Scalable Evaluation of the Realism of Synthetic Environmental Augmentations in Images
Damian J. Ruck, Paul Vautravers, Oliver Chalkley, Jake Thomas
Abstract
Evaluation of AI systems often requires synthetic test cases, particularly for rare or safety-critical conditions that are difficult to observe in operational data. Generative AI offers a promising approach for producing such data through controllable image editing, but its usefulness depends on whether the resulting images are sufficiently realistic to support meaningful evaluation. We present a scalable framework for assessing the realism of synthetic image-editing methods and apply it to the task of adding environmental conditions-fog, rain, snow, and nighttime-to car-mounted camera images.

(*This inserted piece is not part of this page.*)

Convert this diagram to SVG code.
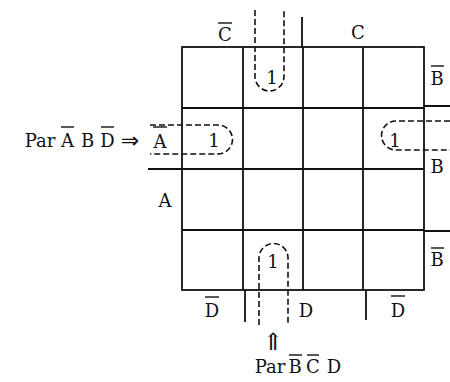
<svg xmlns="http://www.w3.org/2000/svg" width="450" height="382" viewBox="0 0 450 382">
<style>
text{font-family:"DejaVu Serif","Liberation Serif",serif;font-size:18px;fill:#111;text-anchor:middle}
.ar{font-family:"DejaVu Sans","Liberation Sans",sans-serif;font-size:22px}
.up{font-family:"DejaVu Serif",serif;font-size:24px}
.g{stroke:#111;stroke-width:1.8;fill:none}
.ov{stroke:#111;stroke-width:1.4}
.d{stroke:#111;stroke-width:1.6;fill:none;stroke-dasharray:6 3}
</style>
<rect width="450" height="382" fill="#fff"/>
<g id="grid" class="g">
<rect x="182" y="47" width="242" height="243"/>
<path d="M243,47V290M303,47V290M363,47V290M182,108H424M182,169H424M182,230H424"/>
<path d="M302,17V47M148,169H182M424,106H450M424,231H450M245,290V322M366,290V320"/>
</g>
<g id="labels">
<text x="225" y="41">C</text><line class="ov" x1="218" y1="23" x2="232" y2="23"/>
<text x="358" y="39">C</text>
<text x="437" y="85">B</text><line class="ov" x1="431" y1="66" x2="444" y2="66"/>
<text x="437" y="173">B</text>
<text x="437" y="266">B</text><line class="ov" x1="431" y1="248" x2="444" y2="248"/>
<text x="160" y="148">A</text><line class="ov" x1="153" y1="127" x2="167" y2="127"/>
<text x="165" y="207">A</text>
<text x="212" y="317">D</text><line class="ov" x1="205" y1="297" x2="219" y2="297"/>
<text x="306" y="317">D</text>
<text x="398" y="317">D</text><line class="ov" x1="391" y1="296" x2="405" y2="296"/>
</g>
<g id="ones">
<text x="272" y="84">1</text>
<text x="214" y="147">1</text>
<text x="395" y="147">1</text>
<text x="273" y="268">1</text>
</g>
<g id="connectors">
<path class="d" d="M255,10V76.5A14.5,14.5 0 0 0 284,76.5V10"/>
<path class="d" d="M150,125H218A14.5,14.5 0 0 1 218,154H150"/>
<path class="d" d="M450,121H396A14.5,14.5 0 0 0 396,150H450"/>
<path class="d" d="M259,325V258A14.5,14.5 0 0 1 288,258V325"/>
</g>
<g id="note-left">
<text x="40" y="147">Par</text>
<text x="67.5" y="147">A</text><line class="ov" x1="61" y1="127" x2="74" y2="127"/>
<text x="87.5" y="147">B</text>
<text x="107.5" y="147">D</text><line class="ov" x1="101" y1="127" x2="114" y2="127"/>
<text class="ar" x="130" y="148">⇒</text>
</g>
<g id="note-bottom">
<text class="up" x="273" y="350">⇑</text>
<text x="270" y="373">Par</text>
<text x="295" y="373">B</text><line class="ov" x1="289" y1="355" x2="302" y2="355"/>
<text x="313" y="373">C</text><line class="ov" x1="307" y1="355" x2="319" y2="355"/>
<text x="334" y="373">D</text>
</g>
</svg>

Using 40 clear-day images, we compare rule-based augmentation libraries with generative AI image-editing models. Realism is evaluated using two complementary automated metrics: a vision-language model (VLM) jury for perceptual realism assessment, and embedding-based distributional analysis to measure similarity to genuine adverse-condition imagery. Generative AI methods substantially outperform rule-based approaches, with the best generative method achieving approximately 3.6 times the acceptance rate of the best rule-based method. Performance varies across conditions: fog proves easiest to simulate, while nighttime transformations remain challenging. Notably, the VLM jury assigns imperfect acceptance even to real adverse-condition imagery, establishing practical ceilings against which synthetic methods can be judged. By this standard, leading generative methods match or exceed real-image performance for most conditions. These results suggest that modern generative image-editing models can enable scalable generation of realistic adverse-condition imagery for evaluation pipelines. Our framework therefore provides a practical approach for scalable realism evaluation, though validation against human studies remains an important direction for future work.